━━━━━ Dataset records ━━━━━

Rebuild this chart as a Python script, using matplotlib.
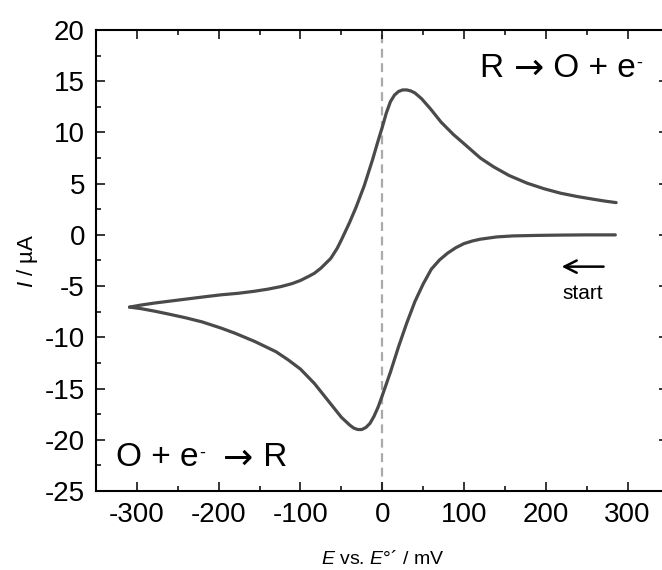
import matplotlib
matplotlib.use("Agg")
import matplotlib.pyplot as plt
import matplotlib.transforms as mtransforms
from matplotlib.ticker import MultipleLocator

plt.rcParams["font.family"] = ["Liberation Sans", "DejaVu Sans"]
plt.rcParams["axes.unicode_minus"] = False
plt.rcParams["mathtext.fontset"] = "custom"
plt.rcParams["mathtext.rm"] = "Liberation Sans"
plt.rcParams["mathtext.it"] = "Liberation Sans:italic"

# ── data (E in mV, I in µA) ─────────────────────────────────────────────────
# forward scan: start at +285 mV, sweep towards negative potentials
E_fwd = [285, 250, 220, 190, 160, 140, 120, 110, 100, 90, 80, 70, 60, 50,
         40, 30, 20, 10, 0, -5, -10, -15, -20, -25, -30, -35, -40, -50, -60,
         -70, -83, -100, -115, -130, -156, -180, -197, -220, -240, -260,
         -278, -295, -309]
I_fwd = [0.0, 0.0, -0.02, -0.05, -0.1, -0.2, -0.42, -0.6, -0.85, -1.25,
         -1.78, -2.45, -3.35, -4.8, -6.5, -8.6, -10.9, -13.4, -15.7, -16.8,
         -17.7, -18.4, -18.8, -19.0, -19.0, -18.85, -18.55, -17.8, -16.8,
         -15.8, -14.5, -13.1, -12.2, -11.4, -10.4, -9.6, -9.1, -8.5, -8.1,
         -7.75, -7.45, -7.2, -7.05]

# reverse scan: back from -310 mV to +285 mV
E_rev = [-309, -295, -278, -258, -238, -218, -197, -176, -156, -140, -124,
         -110, -100, -90, -83, -75, -63, -55, -50, -45, -40, -32, -22, -12,
         -5, 0, 5, 10, 15, 20, 25, 30, 35, 40, 48, 59, 72, 87, 100, 110, 120,
         136, 155, 177, 198, 218, 238, 258, 272, 286]
I_rev = [-7.05, -6.85, -6.65, -6.45, -6.25, -6.05, -5.85, -5.7, -5.5, -5.3,
         -5.05, -4.75, -4.45, -4.05, -3.75, -3.25, -2.3, -1.3, -0.5, 0.35,
         1.2, 2.7, 4.8, 7.3, 9.2, 10.5, 11.9, 13.0, 13.65, 14.0, 14.15,
         14.15, 14.05, 13.85, 13.3, 12.3, 11.0, 9.8, 8.9, 8.2, 7.5, 6.65,
         5.8, 5.05, 4.5, 4.07, 3.75, 3.48, 3.3, 3.15]

fig = plt.figure(figsize=(6.62, 5.70), dpi=100)
ax = fig.add_axes([0.145, 0.1386, 0.8648, 0.8088])

line_color = "#4a4a4a"
ax.plot(E_fwd, I_fwd, color=line_color, lw=2.3, solid_capstyle="round")
ax.plot(E_rev, I_rev, color=line_color, lw=2.3, solid_capstyle="round")
ax.axvline(0, color="#aaaaaa", lw=1.6, ls=(0, (4, 2.5)), zorder=0)

ax.set_xlim(-350, 350)
ax.set_ylim(-25, 20)
ax.xaxis.set_major_locator(MultipleLocator(100))
ax.xaxis.set_minor_locator(MultipleLocator(50))
ax.yaxis.set_major_locator(MultipleLocator(5))
ax.yaxis.set_minor_locator(MultipleLocator(2.5))
ax.tick_params(which="both", direction="in", top=True, right=True,
               width=1.1, labelsize=20, pad=8)
ax.tick_params(which="major", length=6.5)
ax.tick_params(which="minor", length=3.6)
for sp in ax.spines.values():
    sp.set_linewidth(1.5)

ax.set_xlabel(r"$E$ vs. $E$°´ / mV", fontsize=14, labelpad=16)
ax.set_ylabel(r"$I$ / µA", fontsize=16, labelpad=3)


def rich_text(x, y, pieces):
    """pieces: (text, fontsize, family, dy in pixels), laid out left to right"""
    renderer = fig.canvas.get_renderer()
    dx = 0.0
    for s, size, fam, dy in pieces:
        tr = mtransforms.offset_copy(ax.transData, fig=fig, x=dx, y=dy,
                                     units="dots")
        t = ax.text(x, y, s, fontsize=size, family=fam, ha="left",
                    va="baseline", transform=tr)
        dx += t.get_window_extent(renderer).width


LS, DJ = "Liberation Sans", "DejaVu Sans"
rich_text(120, 15.4, [("R ", 24, LS, 0), ("→", 26, DJ, -2),
                      (" O + e", 24, LS, 0), ("-", 13, LS, 9)])
rich_text(-325, -22.6, [("O + e", 24, LS, 0), ("-", 13, LS, 9),
                        ("  ", 24, LS, 0), ("→", 26, DJ, -2),
                        (" R", 24, LS, 0)])

ax.annotate("", xy=(216, -3.1), xytext=(274, -3.1),
            arrowprops=dict(arrowstyle="->", color="black", lw=1.8,
                            mutation_scale=22))
ax.text(245, -6.25, "start", fontsize=15, ha="center", va="baseline")

fig.savefig("out.png", dpi=100)
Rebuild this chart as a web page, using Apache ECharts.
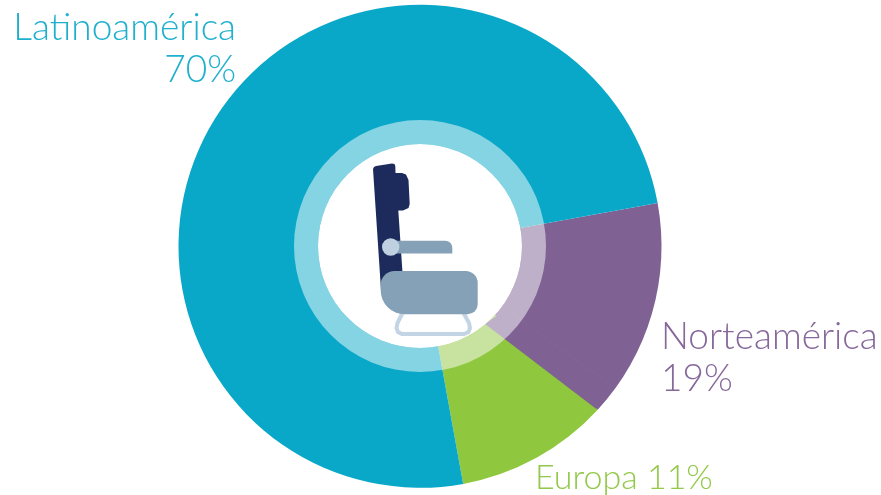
<!DOCTYPE html>
<html>
<head>
<meta charset="utf-8">
<style>html,body{margin:0;padding:0;background:#fff}#c{width:881px;height:495px}</style>
<script src="https://cdn.jsdelivr.net/npm/echarts@6/dist/echarts.min.js"></script>
</head>
<body>
<div id="c"></div>
<script>
// Regions, clockwise from the Latinoamérica / Norteamérica boundary
const regions = ['Norteamérica', 'Europa', 'Latinoamérica'];
// Wedge sizes (share of the circle, %)
const wedgeShares = [14.7, 10.3, 75.0];
// Percentages as printed on the chart
const printedLabels = ['Norteamérica\n19%', 'Europa 11%', 'Latinoamérica\n70%'];
const colors = ['#7f6194', '#8fc73e', '#0aa8c8'];
const textColors = ['#86689a', '#93c94a', '#1fb0cd'];
const labelSizes = [37, 34, 37];

const cx = 420, cy = 246.3;
const labelPos = [
  {x: 661, y: 316, align: 'left', verticalAlign: 'top'},
  {x: 535, y: 457, align: 'left', verticalAlign: 'top'},
  {x: 236, y: 7, align: 'right', verticalAlign: 'top'}
];

const chart = echarts.init(document.getElementById('c'), null, {renderer: 'canvas'});
chart.setOption({
  animation: false,
  series: [{
    type: 'pie',
    center: [cx, cy],
    radius: [0, 241.5],
    startAngle: 10.3,
    clockwise: true,
    silent: true,
    itemStyle: {borderWidth: 0},
    labelLine: {show: false},
    label: {
      show: true,
      position: 'outside',
      overflow: 'none',
      fontFamily: 'Lato',
      fontWeight: 300,
      lineHeight: 42,
      formatter: p => printedLabels[p.dataIndex],
      color: 'inherit'
    },
    labelLayout: p => labelPos[p.dataIndex],
    data: regions.map((name, i) => ({
      name,
      value: wedgeShares[i],
      itemStyle: {color: colors[i]},
      label: {color: textColors[i], align: labelPos[i].align, fontSize: labelSizes[i]}
    }))
  }],
  graphic: {elements: [
    // the purple/green edge in the source misses the centre slightly: small purple patch
    {type: 'polygon', z: 9, shape: {points: [[597, 409.6], [485, 324], [520, 300], [590, 395]]},
     style: {fill: colors[0]}},
    // faint seam in the purple wedge
    {type: 'line', z: 10, shape: {x1: 503, y1: 307, x2: 615, y2: 388},
     style: {stroke: '#866a9a', lineWidth: 0.5}},
    // translucent ring + white hub
    {type: 'ring', z: 11, shape: {cx: 420, cy: 246, r: 126, r0: 102},
     style: {fill: 'rgba(255,255,255,0.5)'}},
    {type: 'circle', z: 11, shape: {cx: 420, cy: 246, r: 102}, style: {fill: '#fff'}},
    // seat: legs
    {type: 'polyline', z: 12,
     shape: {points: [[403,312],[397.5,323],[396.5,328],[398,332],[402,334],[464,334],[468.5,332],[470,328],[469,323],[463,312]]},
     style: {fill: 'none', stroke: '#c3d4e4', lineWidth: 4}},
    // seat: back with headrest
    {type: 'polygon', z: 13,
     shape: {points: [[373,169],[374,167],[376,166],[392,163.5],[394.5,164],[395.3,166],[395.5,173],[402,173],[406,174.5],[408.5,180],[409.7,204],[408.5,208],[403,210.5],[398.3,210.5],[403,280],[381,290]]},
     style: {fill: '#1c2b5c'}},
    // seat: armrest
    {type: 'rect', z: 14, shape: {x: 390, y: 240.7, width: 62.3, height: 12.8, r: [0, 7, 0, 0]},
     style: {fill: '#84a1b8'}},
    {type: 'circle', z: 15, shape: {cx: 390.7, cy: 247, r: 8.7}, style: {fill: '#bfd0e0'}},
    // seat: cushion
    {type: 'rect', z: 16, shape: {x: 380.7, y: 271, width: 97, height: 43.3, r: [14, 12, 10, 24]},
     style: {fill: '#84a1b8'}}
  ]}
});
</script>
</body>
</html>
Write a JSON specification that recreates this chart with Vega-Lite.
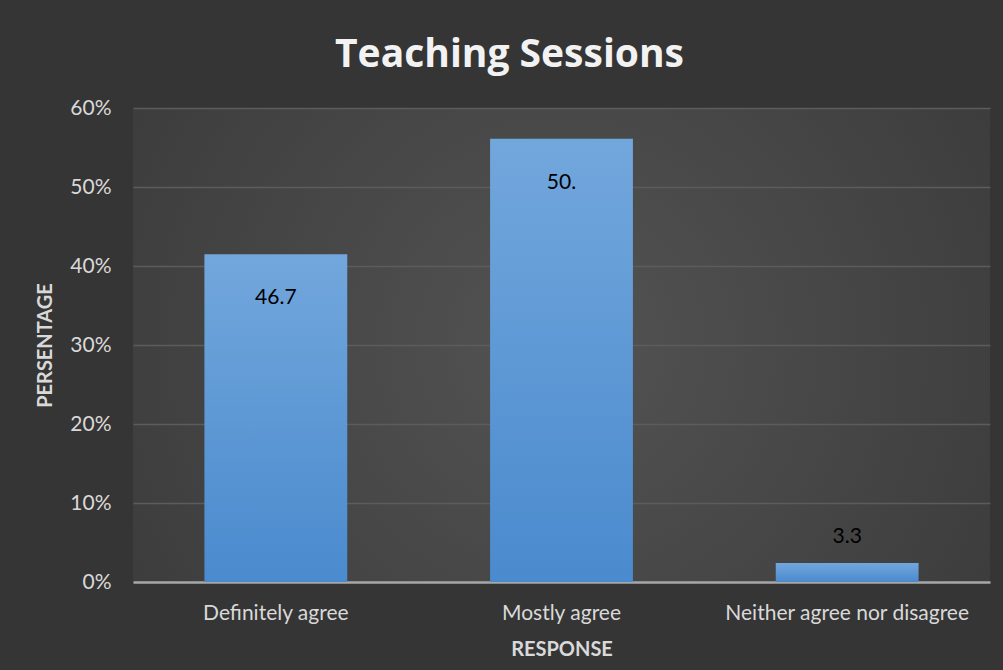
{
  "$schema": "https://vega.github.io/schema/vega-lite/v6.json",
  "autosize": {"type": "none"},
  "width": 857,
  "height": 474,
  "padding": {"left": 133, "top": 108, "right": 13, "bottom": 88},
  "background": "#353535",
  "config": {
    "view": {
      "stroke": null,
      "fill": {
        "gradient": "radial",
        "x1": 0.5, "y1": 0.5, "r1": 0,
        "x2": 0.5, "y2": 0.5, "r2": 0.72,
        "stops": [
          {"offset": 0, "color": "#535353"},
          {"offset": 1, "color": "#373737"}
        ]
      }
    },
    "font": "Lato"
  },
  "title": {
    "text": "Teaching Sessions",
    "font": "Open Sans",
    "fontSize": 39,
    "fontWeight": "bold",
    "color": "#f2f2f2",
    "anchor": "middle",
    "dx": -52,
    "offset": 22
  },
  "data": {
    "values": [
      {"response": "Definitely agree", "pct": 0.415, "label": "46.7"},
      {"response": "Mostly agree", "pct": 0.561, "label": "50."},
      {"response": "Neither agree nor disagree", "pct": 0.024, "label": "3.3"}
    ]
  },
  "encoding": {
    "x": {
      "field": "response",
      "type": "nominal",
      "sort": null,
      "scale": {"paddingInner": 0.5, "paddingOuter": 0.25},
      "axis": {
        "title": "RESPONSE",
        "titleFont": "Lato",
        "titleFontSize": 20,
        "titleFontWeight": "bold",
        "titleColor": "#d9d9d9",
        "titlePadding": 16,
        "labelAngle": 0,
        "labelFont": "Lato",
        "labelFontSize": 21,
        "labelColor": "#d9d9d9",
        "labelPadding": 20,
        "labelLimit": 0,
        "ticks": false,
        "domainColor": "#a6a6a6",
        "domainWidth": 2.5
      }
    },
    "y": {
      "field": "pct",
      "type": "quantitative",
      "scale": {"domain": [0, 0.6]},
      "axis": {
        "title": "PERSENTAGE",
        "titleFont": "Lato",
        "titleFontSize": 20,
        "titleFontWeight": "bold",
        "titleColor": "#d9d9d9",
        "titlePadding": 14,
        "values": [0, 0.1, 0.2, 0.3, 0.4, 0.5, 0.6],
        "format": ".0%",
        "labelFont": "Lato",
        "labelFontSize": 21,
        "labelColor": "#d9d9d9",
        "labelPadding": 22,
        "ticks": false,
        "domain": false,
        "grid": true,
        "gridColor": "#5c5c5c",
        "gridWidth": 1.5
      }
    }
  },
  "layer": [
    {
      "mark": {
        "type": "bar",
        "color": {
          "gradient": "linear",
          "x1": 0, "y1": 0, "x2": 0, "y2": 1,
          "stops": [
            {"offset": 0, "color": "#72a7dc"},
            {"offset": 1, "color": "#4a8ace"}
          ]
        }
      }
    },
    {
      "transform": [{"filter": "datum.pct > 0.1"}],
      "mark": {"type": "text", "baseline": "middle", "dy": 44, "fontSize": 21, "font": "Lato", "color": "#000000"},
      "encoding": {"text": {"field": "label"}}
    },
    {
      "transform": [{"filter": "datum.pct <= 0.1"}],
      "mark": {"type": "text", "baseline": "middle", "dy": -26, "fontSize": 21, "font": "Lato", "color": "#000000"},
      "encoding": {"text": {"field": "label"}}
    }
  ]
}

━━━━━

■ **What you are asked to do**
Look at the listing and set down only the lines from its start through the line with "-7.75, -7.45, -7.2, -7.05]", word for word and without pictures.

■ **Complete answer**
Rebuild this chart as a Python script, using matplotlib.
import matplotlib
matplotlib.use("Agg")
import matplotlib.pyplot as plt
import matplotlib.transforms as mtransforms
from matplotlib.ticker import MultipleLocator

plt.rcParams["font.family"] = ["Liberation Sans", "DejaVu Sans"]
plt.rcParams["axes.unicode_minus"] = False
plt.rcParams["mathtext.fontset"] = "custom"
plt.rcParams["mathtext.rm"] = "Liberation Sans"
plt.rcParams["mathtext.it"] = "Liberation Sans:italic"

# ── data (E in mV, I in µA) ─────────────────────────────────────────────────
# forward scan: start at +285 mV, sweep towards negative potentials
E_fwd = [285, 250, 220, 190, 160, 140, 120, 110, 100, 90, 80, 70, 60, 50,
         40, 30, 20, 10, 0, -5, -10, -15, -20, -25, -30, -35, -40, -50, -60,
         -70, -83, -100, -115, -130, -156, -180, -197, -220, -240, -260,
         -278, -295, -309]
I_fwd = [0.0, 0.0, -0.02, -0.05, -0.1, -0.2, -0.42, -0.6, -0.85, -1.25,
         -1.78, -2.45, -3.35, -4.8, -6.5, -8.6, -10.9, -13.4, -15.7, -16.8,
         -17.7, -18.4, -18.8, -19.0, -19.0, -18.85, -18.55, -17.8, -16.8,
         -15.8, -14.5, -13.1, -12.2, -11.4, -10.4, -9.6, -9.1, -8.5, -8.1,
         -7.75, -7.45, -7.2, -7.05]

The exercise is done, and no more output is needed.